One of the most requested features for Epicinium is music. We plan to have a dynamic system for gameplay music that allows us to blend in and out different layers depending on the context. This would make it possible to change the music to reflect the content of the gameplay; for example if you are just building and farming the music would be more relaxing, whereas tanks shelling cities would be accompanied by a more bombastic soundtrack. This will take a while to add to the game, so we’ll tell you more about it in the future.
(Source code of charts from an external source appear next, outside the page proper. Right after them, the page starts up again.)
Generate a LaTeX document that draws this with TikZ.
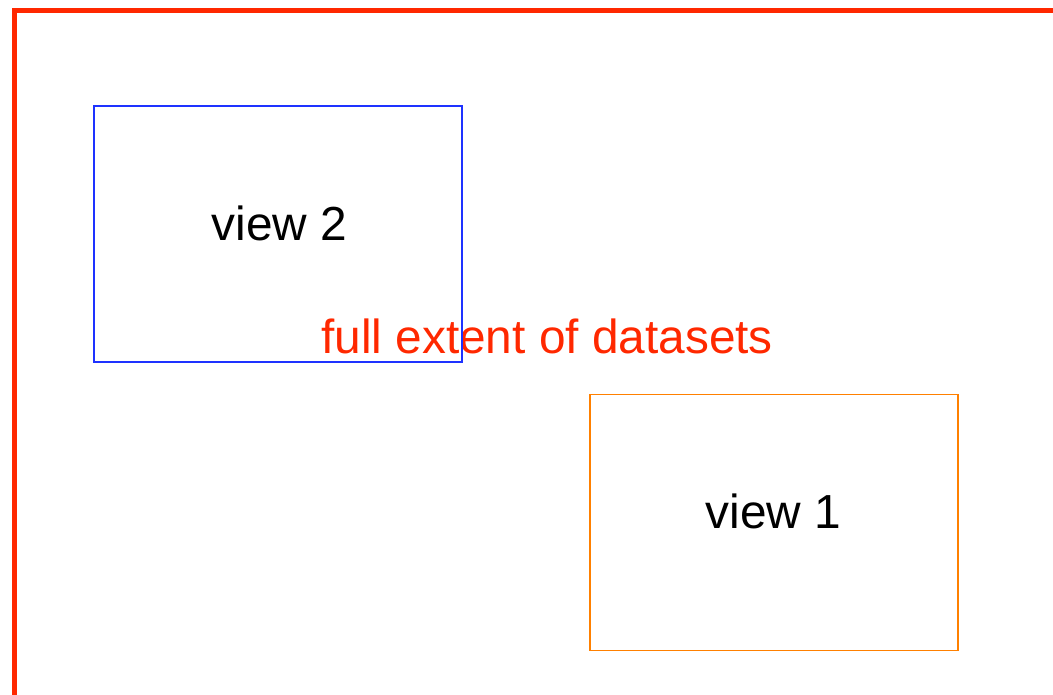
\documentclass[tikz,border=0pt]{standalone}
\usepackage{fontspec}
\setmainfont{Liberation Sans}
\definecolor{extentred}{RGB}{255, 40, 0}
\definecolor{viewblue}{RGB}{30, 50, 255}
\definecolor{vieworange}{RGB}{255, 128, 0}
\usetikzlibrary{positioning}

\begin{document}
\begin{tikzpicture}[x=1pt, y=-1pt,
  viewbox/.style={draw, line width=1.5pt, outer sep=0pt, minimum width=368pt, minimum height=256pt, anchor=north west},
  lbl/.style={anchor=base west, inner sep=0pt, font=\fontsize{47.8}{57}\selectfont},
]
\useasboundingbox (0,0) rectangle (1053,694);

% full extent
\draw[extentred, line width=5pt] (14.5,700) -- (14.5,10.5) -- (1060,10.5);
\node[lbl, extentred] (extent) at (321,353.3) {full extent of datasets};

% views
\node[viewbox, viewblue] (v2) at (94,106) {};
\node[viewbox, vieworange] (v1) at (590,394.5) {};

\node[lbl] (v2lbl) at (211.3,240.3) {view 2};
\node[lbl] (v1lbl) at (705.6,528.3) {view 1};
\end{tikzpicture}
\end{document}
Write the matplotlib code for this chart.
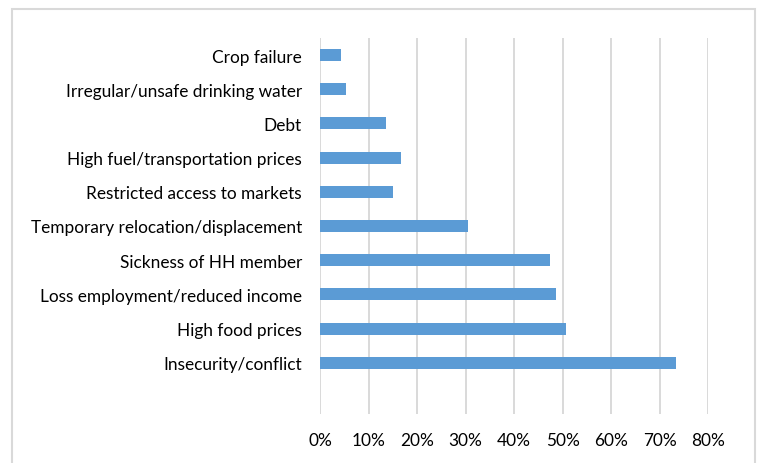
import matplotlib.pyplot as plt
from matplotlib.patches import Rectangle
from matplotlib.ticker import PercentFormatter

plt.rcParams['font.family'] = ['Lato', 'DejaVu Sans']

# categories listed bottom to top
causes = [
    'Insecurity/conflict',
    'High food prices',
    'Loss employment/reduced income',
    'Sickness of HH member',
    'Temporary relocation/displacement',
    'Restricted access to markets',
    'High fuel/transportation prices',
    'Debt',
    'Irregular/unsafe drinking water',
    'Crop failure',
]
shares = [0.734, 0.506, 0.487, 0.473, 0.305, 0.150, 0.166, 0.137, 0.054, 0.044]

fig = plt.figure(figsize=(7.6, 4.64), dpi=100)
ax = fig.add_axes([0.421, 0.1056, 0.511, 0.8104])

ypos = list(range(len(causes)))
ax.barh(ypos, shares, height=0.35, color='#5B9BD5', zorder=3)

ax.set_xlim(0, 0.8)
ax.set_ylim(-1.5, len(causes) - 0.5)
ax.set_xticks([i / 10 for i in range(9)])
ax.xaxis.set_major_formatter(PercentFormatter(1.0, decimals=0))
ax.set_yticks(ypos)
ax.set_yticklabels(causes)

ax.grid(axis='x', color='#D9D9D9', linewidth=1.4, zorder=0)
for s in ax.spines.values():
    s.set_visible(False)
ax.tick_params(axis='both', length=0, labelsize=12.4, colors='#000000')
ax.tick_params(axis='x', pad=13)
ax.tick_params(axis='y', pad=13)

# chart area border
fig.patches.append(Rectangle((12 / 760, -0.05), 743 / 760, 1.05 - 10 / 464,
                             transform=fig.transFigure, fill=False,
                             edgecolor='#D9D9D9', linewidth=1.5))

fig.savefig('out.png', dpi=100)
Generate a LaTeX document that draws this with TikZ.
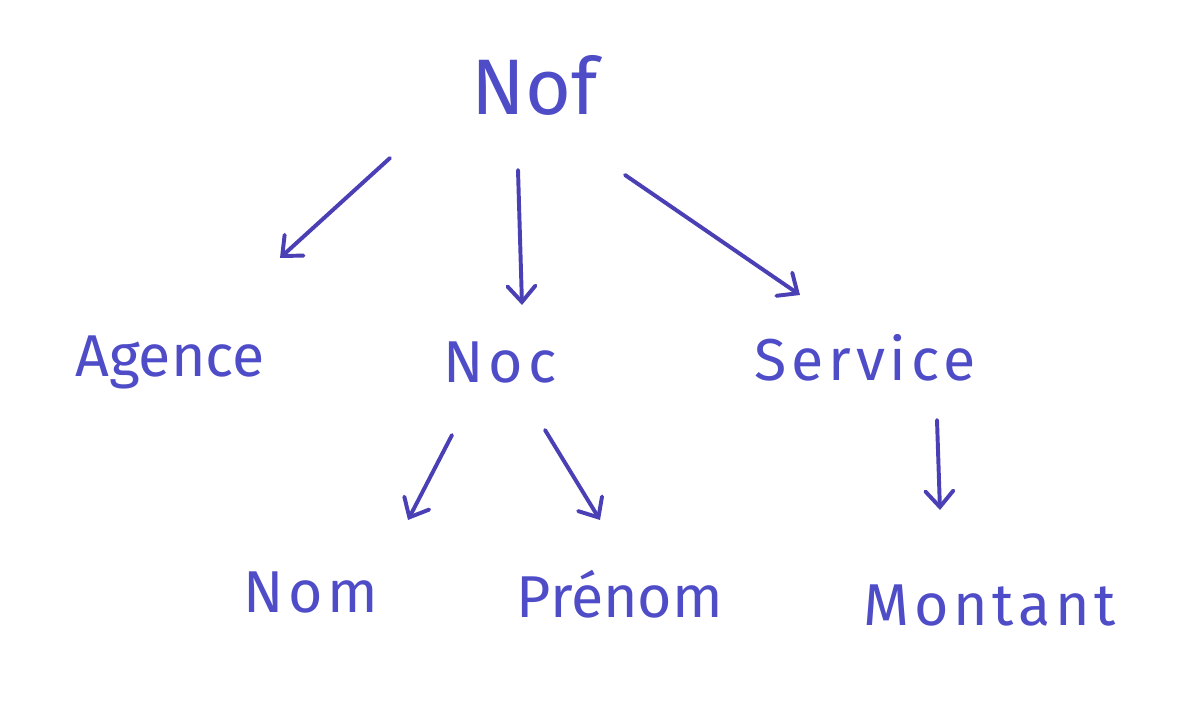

For now, we have focussed on finding a sound that reflects the main themes of Epicinium, and this has resulted in the music that plays on the title screen. We went with a mix between militaristic drums and chiptune synthesizers to create something that hopefully evokes a bit of apocalyptic dread. Take a listen!

Version 0.17.0

Both the visual feedback improvements and the title screen music have been added in version 0.17.0, which was released yesterday. Due to a bug in the patcher, Windows users that have already played before may need to download the package manually and extract the contents into their game folder. If you use the GameJolt desktop application, you can just update the game normally.

Patching woes

When we added functionality to have the patcher itself be patchable as well, we wisely decided that the game should patch the patcher before the patcher would patch the game. Not so wisely, we forgot to add a negation somewhere and instead the game and the patcher both tried to patch themselves. We develop in Linux where this is apparently allowed, but in Windows the game and the patcher fail to update. Before each release we have a pre-flight check where we also check to see if the Windows client can patch itself, but ironically these checks were passed because the game failed to patch the patcher; the old patcher was still able to patch the game and everything seemed fine, but new players started with a patcher that was useless. Even worse, we now have a chicken-and-egg problem where we cannot patch the game because the patcher is broken and we cannot fix the patcher because the game only patches itself.